Saturday, October 20, 2007

The Rake's Progress

Photo: Dick Connette


Mary Forrester, a fellow gardener, and I rake leaves from the bocci court in M'Finda Kalunga Community Garden at Chrystie and Rivington.

Cleaning up sheafs of papers, residue from eight months working on the book, is much harder than raking leaves, which is partly why I'm not at home doing just that. Outdoors, there are bright skies and white rumps of mocking birds flashing through sycamore trees: it's the citywide parks clean-up day.

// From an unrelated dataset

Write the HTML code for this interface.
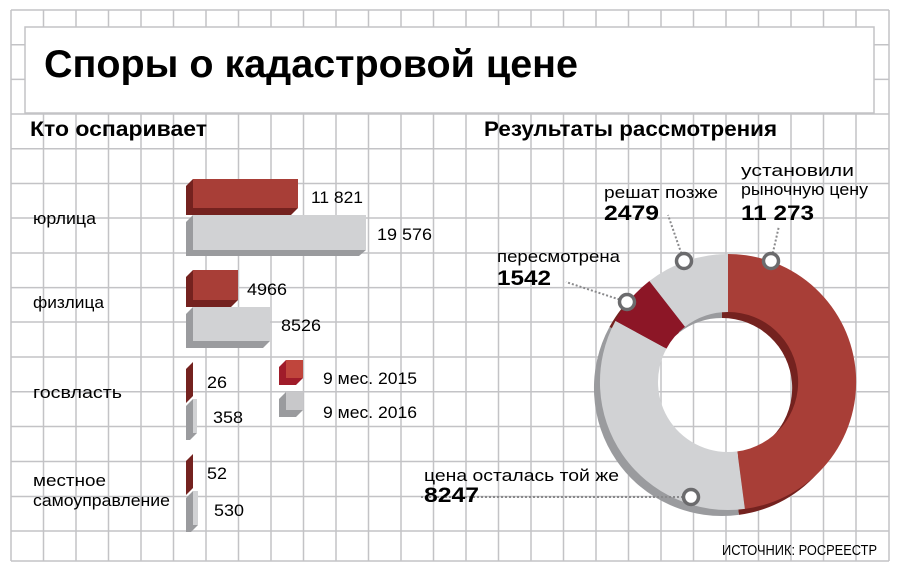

Harder too is keeping hold of New York's few remaining public
meeting spaces. Like the landmarked northern plaza at Union Square, which Union Square Business Improvement District threatens to scale back with its belligerent development plans. There's nothing deciduous about public space; it doesn't regenerate itself year by year. (See Jack Taylor's letter to the editor in this week's The Villager , and also M'Finda Kalunga co-chair Kate Webster's letter re : the Bowery. )

While we rake--
a Sisyphean task in early fall--we talk about Jack Smith and the Destruction of Atlantis, Mary Jordan's very good documentary. Mary Forrester, a performance artist /urban anthropologist who has lived on the Bowery for decades, worked closely with Smith in the 70s. After 9/11 she held salons in her loft with live French music and sweet crab apple shishkebobs to cheer people up.